* [The request]
Working from the top of the listing below, retype each line through the line containing "25.5, 22.4, 20.6, 19.4, 18.9, 18.6]", both included, with no pictures.

*****

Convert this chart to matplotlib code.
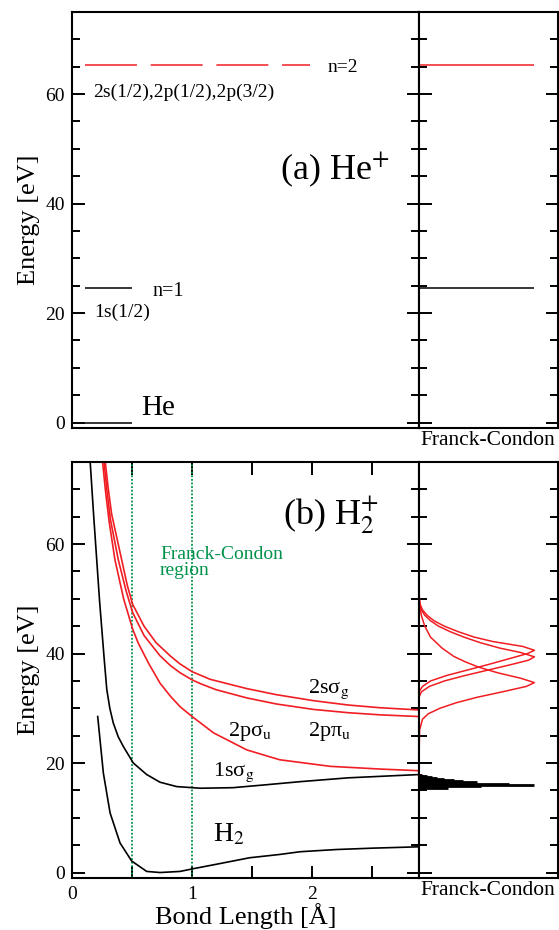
import numpy as np
import matplotlib
matplotlib.use("Agg")
import matplotlib.pyplot as plt
from matplotlib.ticker import MultipleLocator

plt.rcParams["font.family"] = ["Liberation Serif", "DejaVu Serif"]
plt.rcParams["mathtext.fontset"] = "stix"

# ---- (a) He+ levels [eV] ----
he_levels = {"He": 0.0, "n=1": 24.6, "n=2": 65.4}

# ---- (b) H2 / H2+ potential curves: bond length [A], energy [eV] ----
r_h2 = [0.214, 0.261, 0.317, 0.40, 0.497, 0.622, 0.733, 0.90, 1.01, 1.2, 1.48, 1.73, 1.9, 2.2, 2.5, 2.89]
e_h2 = [28.5, 18.2, 10.9, 5.4, 2.1, 0.2, 0.0, 0.2, 0.7, 1.5, 2.7, 3.3, 3.8, 4.2, 4.45, 4.7]

r_1sg = [0.150, 0.178, 0.206, 0.230, 0.250, 0.270, 0.290, 0.315, 0.344, 0.385, 0.428, 0.511,
         0.622, 0.733, 0.872, 1.07, 1.34, 1.6, 1.9, 2.3, 2.89]
e_1sg = [75.5, 66.0, 57.1, 49.5, 44.0, 38.5, 33.4, 30.0, 27.3, 24.8, 23.0, 20.0,
         17.9, 16.5, 15.7, 15.4, 15.5, 16.0, 16.6, 17.3, 17.9]

r_2pu = [0.250, 0.280, 0.310, 0.358, 0.43, 0.505, 0.55, 0.636, 0.733, 0.82, 0.90, 1.0,
         1.18, 1.456, 1.73, 2.15, 2.57, 2.89]
e_2pu = [76.0, 69.5, 64.0, 57.1, 50.0, 44.5, 42.0, 38.3, 34.6, 32.2, 30.3, 28.5,
         25.5, 22.4, 20.6, 19.4, 18.9, 18.6]

r_2ppi = [0.262, 0.29, 0.32, 0.386, 0.45, 0.505, 0.60, 0.733, 0.82, 0.90, 1.0, 1.07,
          1.2, 1.456, 1.7, 2.01, 2.3, 2.57, 2.89]
e_2ppi = [76.0, 70.0, 64.5, 57.1, 51.5, 47.5, 43.3, 39.6, 37.8, 36.5, 35.2, 34.5,
          33.4, 31.9, 30.8, 29.8, 29.2, 28.8, 28.5]

r_2sg = [0.272, 0.30, 0.33, 0.414, 0.46, 0.505, 0.60, 0.70, 0.817, 0.90, 1.0, 1.15,
         1.456, 1.7, 2.01, 2.3, 2.57, 2.89]
e_2sg = [76.0, 70.5, 65.5, 57.1, 52.5, 49.0, 45.0, 42.0, 39.6, 38.1, 36.7, 35.3,
         33.6, 32.5, 31.4, 30.6, 30.1, 29.7]

fc_region = [0.5, 1.0]

# ---- Franck-Condon distributions (energy [eV], relative intensity) ----
fc_2sg_e = [75, 52, 50, 49, 48, 47, 46, 45, 44, 43, 42.2, 41.3, 40.6, 40.0, 39.0, 38.0,
            37.0, 36.0, 35.0, 34.0, 33.0, 20]
fc_2sg_v = [0, 0, 0.003, 0.01, 0.03, 0.07, 0.13, 0.22, 0.34, 0.48, 0.64, 0.9, 1.0, 0.94,
            0.77, 0.6, 0.42, 0.24, 0.1, 0.03, 0, 0]

fc_2ppi_e = [75, 51, 49, 48, 47, 46, 45, 44, 43, 42, 41, 40.2, 39.4, 38.8, 38.0, 37.0,
             36.0, 35.0, 34.0, 33.0, 32.0, 20]
fc_2ppi_v = [0, 0, 0.005, 0.02, 0.05, 0.1, 0.17, 0.27, 0.39, 0.53, 0.7, 0.88, 1.0, 0.95,
             0.8, 0.6, 0.4, 0.22, 0.09, 0.02, 0, 0]

fc_2pu_e = [75, 52, 49, 47, 45, 43, 41, 39.5, 38.5, 37.5, 36.5, 35.5, 34.7, 34.0, 33.0,
            32.0, 31.0, 30.0, 29.0, 28.0, 26, 20]
fc_2pu_v = [0, 0, 0.005, 0.02, 0.05, 0.1, 0.2, 0.3, 0.4, 0.52, 0.68, 0.88, 1.0, 0.93,
            0.72, 0.5, 0.32, 0.18, 0.08, 0.03, 0.005, 0]

fc_1sg_e = [15.45, 15.72, 15.98, 16.23, 16.47, 16.69, 16.90, 17.09, 17.27, 17.43, 17.57, 17.70, 17.81, 17.90]
fc_1sg_v = [0.25, 0.54, 1.0, 0.78, 0.5, 0.38, 0.3, 0.22, 0.16, 0.11, 0.07, 0.045, 0.025, 0.01]

RED = "#f01e23"
GREEN = "#00914a"
W, H = 559, 930


def frame(ax, main=True):
    for s in ax.spines.values():
        s.set_linewidth(1.5)
    ax.set_ylim(-1, 75)
    ax.yaxis.set_major_locator(MultipleLocator(20))
    ax.yaxis.set_minor_locator(MultipleLocator(5))
    ax.tick_params(axis="y", which="both", direction="in", left=True, right=True,
                   width=1.4, labelsize=14, pad=5)
    ax.tick_params(axis="y", which="major", length=9)
    ax.tick_params(axis="y", which="minor", length=5.5)
    if not main:
        ax.tick_params(axis="y", labelleft=False)
        ax.set_xticks([])
        ax.set_xlim(0, 1.2)
        ax.set_xlabel("Franck-Condon", fontsize=15.5, labelpad=2)


fig = plt.figure(figsize=(W / 100, H / 100), dpi=100)
x0, x1, x2 = 72 / W, 419 / W, 557.5 / W

ax_a = fig.add_axes([x0, (H - 428) / H, x1 - x0, 416 / H])
ax_af = fig.add_axes([x1, (H - 428) / H, x2 - x1, 416 / H])
ax_b = fig.add_axes([x0, (H - 878) / H, x1 - x0, 416 / H])
ax_bf = fig.add_axes([x1, (H - 878) / H, x2 - x1, 416 / H])

# ---------- (a) He+ ----------
frame(ax_a)
ax_a.set_xlim(0, 2.89)
ax_a.set_xticks([])
ax_a.hlines(he_levels["He"], 0.11, 0.5, color="k", lw=1.1)
ax_a.hlines(he_levels["n=1"], 0.11, 0.5, color="k", lw=1.1)
ax_a.plot([0.11, 1.98], [he_levels["n=2"]] * 2, color=RED, lw=1.1, dashes=(34, 9))
ax_a.text(0.175, 59.4, "2s(1/2),2p(1/2),2p(3/2)", fontsize=14, va="baseline")
ax_a.text(2.125, 64.1, "n=2", fontsize=14, va="baseline")
ax_a.text(0.667, 23.2, "n=1", fontsize=14.5, va="baseline")
ax_a.text(0.183, 19.2, "1s(1/2)", fontsize=14, va="baseline")
ax_a.text(0.575, 1.3, "He", fontsize=21, va="baseline")
ax_a.text(1.733, 44.3, r"(a) He$^{+}$", fontsize=26, va="baseline")
ax_a.set_ylabel("Energy [eV]", fontsize=19, labelpad=4)

frame(ax_af, main=False)
ax_af.hlines(he_levels["n=2"], 0, 1.0, color=RED, lw=1.1)
ax_af.hlines(he_levels["n=1"], 0, 1.0, color="k", lw=1.1)

# ---------- (b) H2+ ----------
frame(ax_b)
ax_b.set_xlim(0, 2.89)
ax_b.xaxis.set_major_locator(MultipleLocator(1))
ax_b.xaxis.set_minor_locator(MultipleLocator(0.5))
ax_b.tick_params(axis="x", which="both", direction="in", top=True, bottom=True,
                 width=1.4, labelsize=14, pad=6)
ax_b.tick_params(axis="x", which="major", length=9)
ax_b.tick_params(axis="x", which="minor", length=9)

for xr in fc_region:
    ax_b.axvline(xr, color=GREEN, lw=1.3, ls=(0, (1, 1.0)))
ax_b.plot(r_h2, e_h2, color="k", lw=1.2)
ax_b.plot(r_1sg, e_1sg, color="k", lw=1.2)
ax_b.plot(r_2pu, e_2pu, color=RED, lw=1.2)
ax_b.plot(r_2ppi, e_2ppi, color=RED, lw=1.2)
ax_b.plot(r_2sg, e_2sg, color=RED, lw=1.2)

ax_b.text(0.733, 57.2, "Franck-Condon", color=GREEN, fontsize=14, va="baseline")
ax_b.text(0.733, 54.4, "region", color=GREEN, fontsize=14, va="baseline")
ax_b.text(1.758, 63.5, r"(b) H$_2^{+}$", fontsize=26, va="baseline")
ax_b.text(1.967, 32.8, "2sσ$_{\\rm g}$", fontsize=16, va="baseline")
ax_b.text(1.967, 24.9, "2pπ$_{\\rm u}$", fontsize=16, va="baseline")
ax_b.text(1.30, 25.0, "2pσ$_{\\rm u}$", fontsize=16, va="baseline")
ax_b.text(1.178, 17.6, "1sσ$_{\\rm g}$", fontsize=16, va="baseline")
ax_b.text(1.178, 5.7, r"H$_2$", fontsize=20, va="baseline")
ax_b.set_ylabel("Energy [eV]", fontsize=19, labelpad=4)
ax_b.set_xlabel("Bond Length [Å]", fontsize=19, labelpad=0)

frame(ax_bf, main=False)
ax_bf.plot(fc_2sg_v, fc_2sg_e, color=RED, lw=1.1)
ax_bf.plot(fc_2ppi_v, fc_2ppi_e, color=RED, lw=1.1)
ax_bf.plot(fc_2pu_v, fc_2pu_e, color=RED, lw=1.1)
ax_bf.hlines(fc_1sg_e, 0, fc_1sg_v, color="k", lw=2.0)

fig.savefig("out.png", dpi=100)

*****

* [Answer to this problem]
Convert this chart to matplotlib code.
import numpy as np
import matplotlib
matplotlib.use("Agg")
import matplotlib.pyplot as plt
from matplotlib.ticker import MultipleLocator

plt.rcParams["font.family"] = ["Liberation Serif", "DejaVu Serif"]
plt.rcParams["mathtext.fontset"] = "stix"

# ---- (a) He+ levels [eV] ----
he_levels = {"He": 0.0, "n=1": 24.6, "n=2": 65.4}

# ---- (b) H2 / H2+ potential curves: bond length [A], energy [eV] ----
r_h2 = [0.214, 0.261, 0.317, 0.40, 0.497, 0.622, 0.733, 0.90, 1.01, 1.2, 1.48, 1.73, 1.9, 2.2, 2.5, 2.89]
e_h2 = [28.5, 18.2, 10.9, 5.4, 2.1, 0.2, 0.0, 0.2, 0.7, 1.5, 2.7, 3.3, 3.8, 4.2, 4.45, 4.7]

r_1sg = [0.150, 0.178, 0.206, 0.230, 0.250, 0.270, 0.290, 0.315, 0.344, 0.385, 0.428, 0.511,
         0.622, 0.733, 0.872, 1.07, 1.34, 1.6, 1.9, 2.3, 2.89]
e_1sg = [75.5, 66.0, 57.1, 49.5, 44.0, 38.5, 33.4, 30.0, 27.3, 24.8, 23.0, 20.0,
         17.9, 16.5, 15.7, 15.4, 15.5, 16.0, 16.6, 17.3, 17.9]

r_2pu = [0.250, 0.280, 0.310, 0.358, 0.43, 0.505, 0.55, 0.636, 0.733, 0.82, 0.90, 1.0,
         1.18, 1.456, 1.73, 2.15, 2.57, 2.89]
e_2pu = [76.0, 69.5, 64.0, 57.1, 50.0, 44.5, 42.0, 38.3, 34.6, 32.2, 30.3, 28.5,
         25.5, 22.4, 20.6, 19.4, 18.9, 18.6]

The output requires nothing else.